Thomas Straubhaar is a Swiss-German economist and professor of international economic relations at the University of Hamburg. He sees unconditional universal basic income as a possible solution for the welfare state in the digital age.
Martin R. Stuchtey is professor of resource strategies and management at Innsbruck University, and the founder of the company SYSTEMIQ. He is keen to design industrial supply systems using nature as a model: renewable, circular, resilient.

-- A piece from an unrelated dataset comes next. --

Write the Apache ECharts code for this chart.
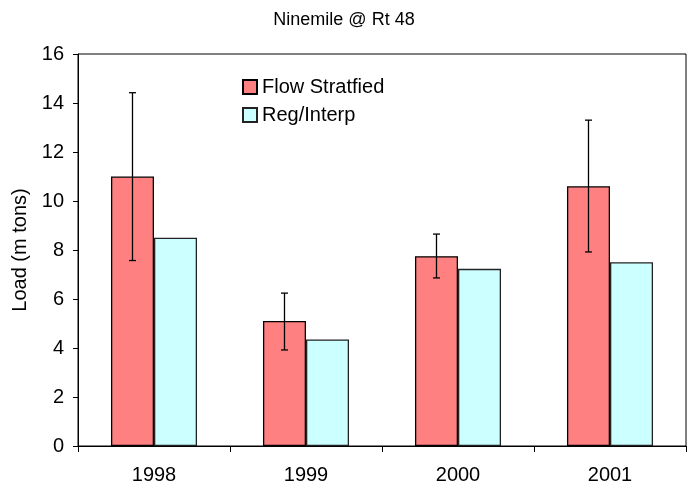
<!DOCTYPE html>
<html lang="en">
<head>
    <meta charset="UTF-8">
    <title>Ninemile @ Rt 48</title>
    <script src="https://cdn.jsdelivr.net/npm/echarts@6/dist/echarts.min.js"></script>
</head>
<body style="margin:0">
<div id="main" style="width:688px;height:490px"></div>
<script type="text/javascript">
    var years = ['1998', '1999', '2000', '2001'];
    var flowStrat = [11.0, 5.1, 7.75, 10.6];
    var regInterp = [8.5, 4.35, 7.23, 7.5];
    var errLow = [7.57, 3.92, 6.86, 7.92];
    var errHigh = [14.42, 6.24, 8.65, 13.3];

    var font = 'Liberation Sans, Arial, sans-serif';
    var barPct = 0.283;

    var errData = [];
    for (var i = 0; i < years.length; i++) {
        errData.push([i, errLow[i], errHigh[i]]);
    }

    var myChart = echarts.init(document.getElementById('main'));
    myChart.setOption({
        animation: false,
        title: {
            text: 'Ninemile @ Rt 48',
            left: 'center',
            top: 6,
            textStyle: {fontFamily: font, fontSize: 18, fontWeight: 'normal', color: '#000'}
        },
        legend: {
            data: ['Flow Stratfied', 'Reg/Interp'],
            orient: 'vertical',
            left: 237,
            top: 72,
            itemWidth: 14,
            itemHeight: 14,
            itemGap: 8,
            icon: 'rect',
            textStyle: {fontFamily: font, fontSize: 20, color: '#000'}
        },
        grid: {
            left: 78, right: 2, top: 54, bottom: 44,
            outerBoundsMode: 'none', containLabel: false,
            show: true, borderColor: '#000', borderWidth: 1
        },
        xAxis: {
            type: 'category',
            data: years,
            axisLine: {lineStyle: {color: '#000'}},
            axisTick: {show: true, length: 6, lineStyle: {color: '#000'}},
            axisLabel: {fontFamily: font, fontSize: 20, color: '#000', margin: 19}
        },
        yAxis: {
            type: 'value',
            min: 0,
            max: 16,
            interval: 2,
            name: 'Load (m tons)',
            nameLocation: 'middle',
            nameGap: 48,
            nameTextStyle: {fontFamily: font, fontSize: 20, color: '#000'},
            axisLine: {show: true, lineStyle: {color: '#000'}},
            axisTick: {show: true, length: 5, lineStyle: {color: '#000'}},
            splitLine: {show: false},
            axisLabel: {fontFamily: font, fontSize: 20, color: '#000', margin: 14}
        },
        series: [
            {
                name: 'Flow Stratfied', type: 'bar', data: flowStrat,
                barWidth: (barPct * 100) + '%', barGap: '0%',
                itemStyle: {color: '#FF8080', borderColor: '#000', borderWidth: 1.3}
            },
            {
                name: 'Reg/Interp', type: 'bar', data: regInterp,
                barWidth: (barPct * 100) + '%', barGap: '0%',
                itemStyle: {color: '#CCFFFF', borderColor: '#222', borderWidth: 1.3}
            },
            {
                type: 'custom',
                data: errData,
                z: 10,
                renderItem: function (params, api) {
                    var band = api.size([1, 0])[0];
                    var off = -band * barPct / 2;
                    var lo = api.coord([api.value(0), api.value(1)]);
                    var hi = api.coord([api.value(0), api.value(2)]);
                    var x = lo[0] + off;
                    var cap = 3.5;
                    var st = {stroke: '#000', lineWidth: 1.3};
                    return {
                        type: 'group',
                        children: [
                            {type: 'line', shape: {x1: x, y1: hi[1], x2: x, y2: lo[1]}, style: st},
                            {type: 'line', shape: {x1: x - cap, y1: hi[1], x2: x + cap, y2: hi[1]}, style: st},
                            {type: 'line', shape: {x1: x - cap, y1: lo[1], x2: x + cap, y2: lo[1]}, style: st}
                        ]
                    };
                }
            }
        ]
    });
</script>
</body>
</html>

Jake Sullivan was the national security advisor to Joe Biden, the Vice President under Barack Obama and presidential candidate in this year’s election, and was also deputy chief of staff to Hillary Clinton during her time as Secretary of State. The political scientist and jurist is currently working in the academic field, holding various positions including faculty member at the University of New Hampshire.
Heinz Hermann Thiele is the majority owner and honorary chairman of the Knorr-Bremse AG supervisory board. An encounter with Alfred Herrhausen led to a decisive turn in his career and ultimately to a long-standing friendship between the businessman and the Deutsche Bank board spokesman.
Jamila Tressel completed her Abitur (high school diploma) at the Evangelische Schule Berlin Zentrum. She is active with the Schule im Aufbruch (Schools in Transformation) reform initiative, which was founded by her former school principal Margret Rasfeld. When she was 14 years old, she expressed her frustration with the conventional school system by writing a book. She is now keen to help bring about fundamental change to German classrooms.
Heinrich August Winkler is an emeritus professor of history at the Humboldt University of Berlin. His books on the Weimar Republic and the history of the West are regarded as definitive works in their fields.
Ronja Wolf is Martin Stuchtey’s co-author.